Without the pictures, reproduce the records that follow exactly.

....

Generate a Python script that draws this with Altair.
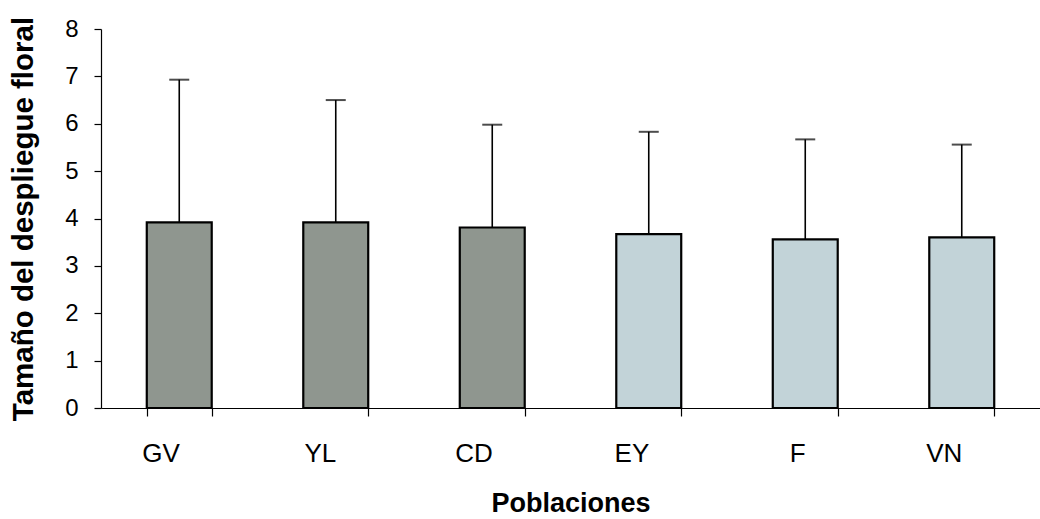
import altair as alt
import pandas as pd

# Floral display size per population (mean and one-sided SD)
poblaciones = ["GV", "YL", "CD", "EY", "F", "VN"]
medias = [3.92, 3.92, 3.81, 3.67, 3.56, 3.60]
desv = [3.01, 2.58, 2.17, 2.16, 2.11, 1.96]
grupos = ["A", "A", "A", "B", "B", "B"]

df = pd.DataFrame({
    "pob": poblaciones,
    "media": medias,
    "sd": desv,
    "grupo": grupos,
})
df["sup"] = df["media"] + df["sd"]

FONT = "Liberation Sans"

x = alt.X(
    "pob:N",
    sort=poblaciones,
    scale=alt.Scale(paddingInner=0.585, paddingOuter=0.2925),
    axis=alt.Axis(
        title="Poblaciones",
        labelAngle=0,
        tickBand="extent",
        tickSize=8,
        labelPadding=37,
        labelFontSize=26,
        titleFontSize=27,
        titleFontWeight="bold",
        titlePadding=24,
    ),
)

y_axis = alt.Axis(
    title="Tamaño del despliegue floral",
    values=list(range(0, 9)),
    tickSize=7,
    labelPadding=16,
    labelFontSize=24,
    titleFontSize=29.5,
    titleFontWeight="bold",
    titlePadding=26,
    grid=False,
)

base = alt.Chart(df)

bars = base.mark_bar(stroke="black", strokeWidth=2.2).encode(
    x=x,
    y=alt.Y("media:Q", scale=alt.Scale(domain=[0, 8], nice=False), axis=y_axis),
    fill=alt.Fill(
        "grupo:N",
        scale=alt.Scale(domain=["A", "B"], range=["#8f968f", "#c2d3d8"]),
        legend=None,
    ),
)

stems = base.mark_rule(color="black", strokeWidth=1.6).encode(
    x=alt.X("pob:N", sort=poblaciones),
    y="media:Q",
    y2="sup:Q",
)

caps = base.mark_tick(color="black", thickness=2, size=20).encode(
    x=alt.X("pob:N", sort=poblaciones),
    y="sup:Q",
)

chart = (
    alt.layer(stems, bars, caps)
    .properties(
        width=939,
        height=379,
        padding={"left": 101, "top": 29, "right": 0, "bottom": 111},
        autosize="none",
        background="white",
    )
    .configure_view(stroke=None)
    .configure_axis(
        domainColor="black",
        tickColor="black",
        labelColor="black",
        titleColor="black",
        labelFont=FONT,
        titleFont=FONT,
        domainWidth=1.2,
        tickWidth=1.2,
    )
)

chart.save("out.html", embed_options={"renderer": "svg", "actions": False})
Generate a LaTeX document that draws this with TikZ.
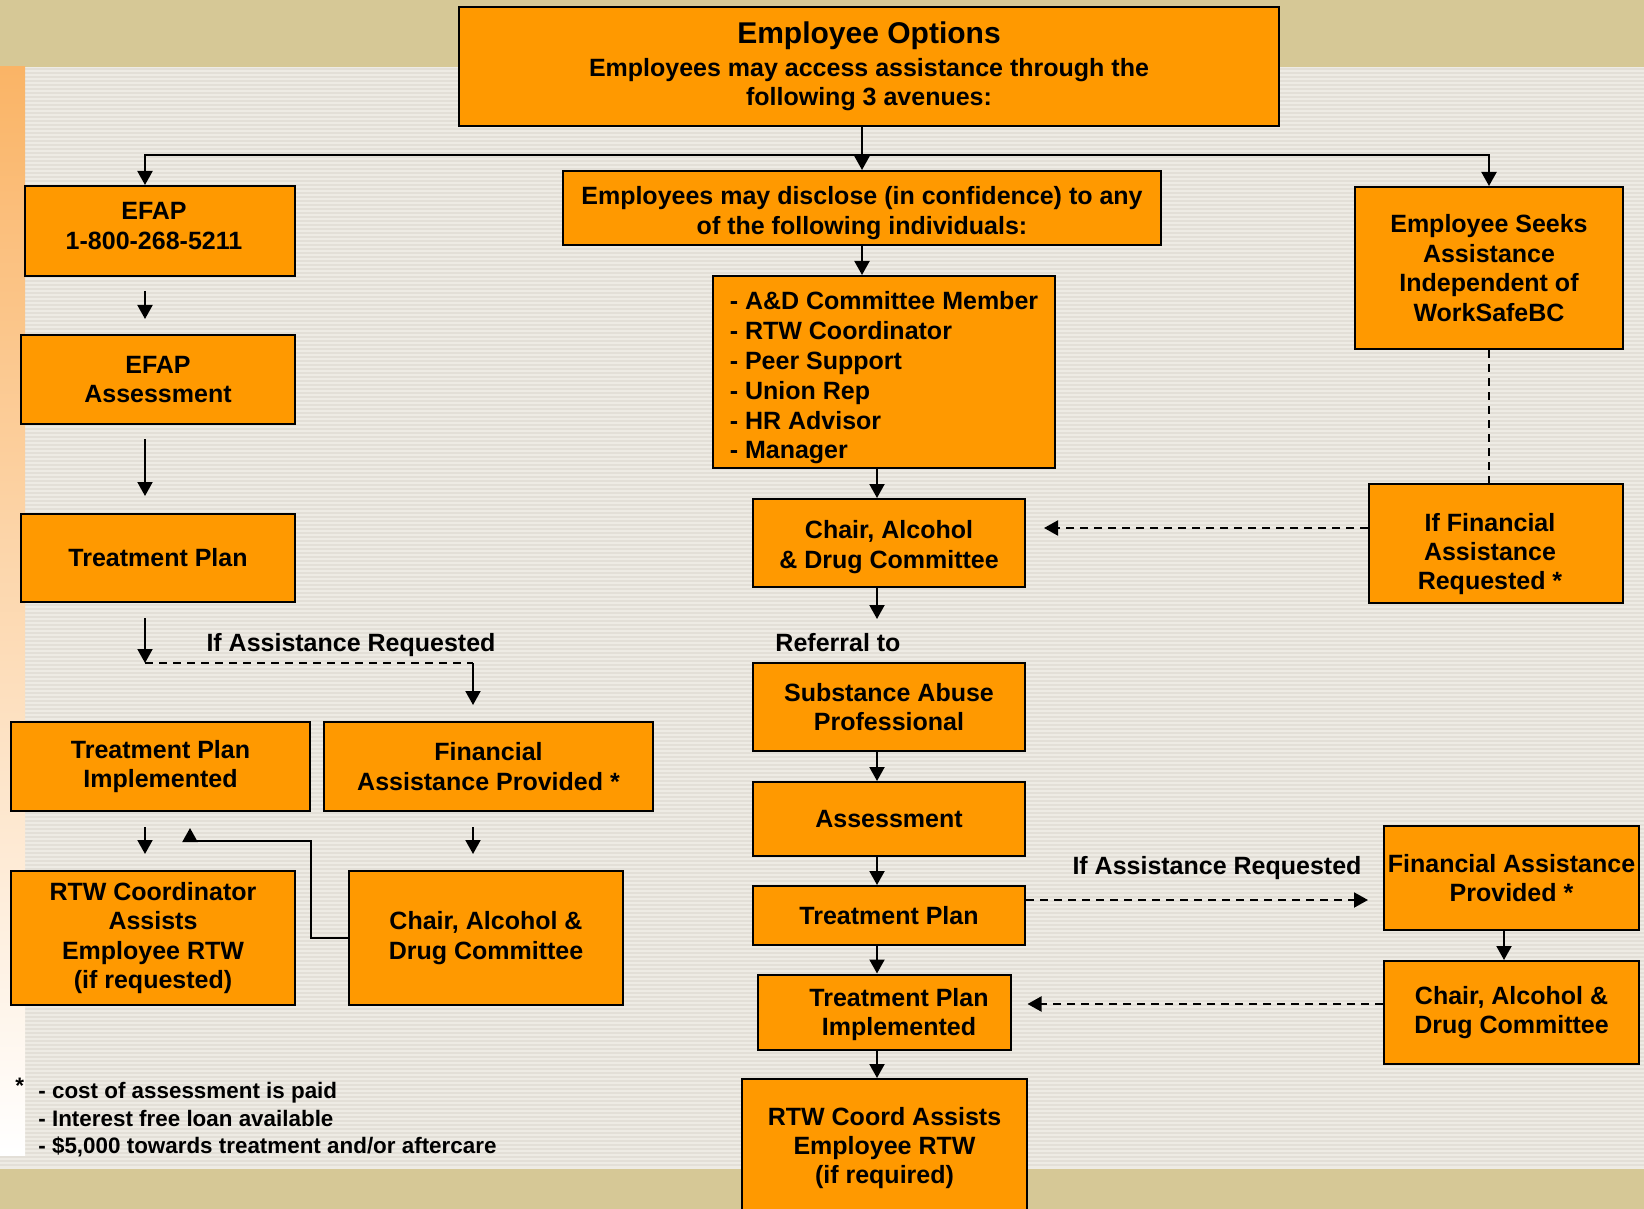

....

• [Full solution]:
Generate a Python script that draws this with Altair.
import altair as alt
import pandas as pd

# Floral display size per population (mean and one-sided SD)
poblaciones = ["GV", "YL", "CD", "EY", "F", "VN"]
medias = [3.92, 3.92, 3.81, 3.67, 3.56, 3.60]
desv = [3.01, 2.58, 2.17, 2.16, 2.11, 1.96]
grupos = ["A", "A", "A", "B", "B", "B"]

df = pd.DataFrame({
    "pob": poblaciones,
    "media": medias,
    "sd": desv,
    "grupo": grupos,
})
df["sup"] = df["media"] + df["sd"]

FONT = "Liberation Sans"

x = alt.X(
    "pob:N",
    sort=poblaciones,
    scale=alt.Scale(paddingInner=0.585, paddingOuter=0.2925),
    axis=alt.Axis(
        title="Poblaciones",
        labelAngle=0,
        tickBand="extent",
        tickSize=8,
        labelPadding=37,
        labelFontSize=26,
        titleFontSize=27,
        titleFontWeight="bold",
        titlePadding=24,
    ),
)

y_axis = alt.Axis(
    title="Tamaño del despliegue floral",
    values=list(range(0, 9)),
    tickSize=7,
    labelPadding=16,
    labelFontSize=24,
    titleFontSize=29.5,
    titleFontWeight="bold",
    titlePadding=26,
    grid=False,
)

base = alt.Chart(df)

bars = base.mark_bar(stroke="black", strokeWidth=2.2).encode(
    x=x,
    y=alt.Y("media:Q", scale=alt.Scale(domain=[0, 8], nice=False), axis=y_axis),
    fill=alt.Fill(
        "grupo:N",
        scale=alt.Scale(domain=["A", "B"], range=["#8f968f", "#c2d3d8"]),
        legend=None,
    ),
)

stems = base.mark_rule(color="black", strokeWidth=1.6).encode(
    x=alt.X("pob:N", sort=poblaciones),
    y="media:Q",
    y2="sup:Q",
)

caps = base.mark_tick(color="black", thickness=2, size=20).encode(
    x=alt.X("pob:N", sort=poblaciones),
    y="sup:Q",
)

chart = (
    alt.layer(stems, bars, caps)
    .properties(
        width=939,
        height=379,
        padding={"left": 101, "top": 29, "right": 0, "bottom": 111},
        autosize="none",
        background="white",
    )
    .configure_view(stroke=None)
    .configure_axis(
        domainColor="black",
        tickColor="black",
        labelColor="black",
        titleColor="black",
        labelFont=FONT,
        titleFont=FONT,
        domainWidth=1.2,
        tickWidth=1.2,
    )
)

chart.save("out.html", embed_options={"renderer": "svg", "actions": False})
Generate a LaTeX document that draws this with TikZ.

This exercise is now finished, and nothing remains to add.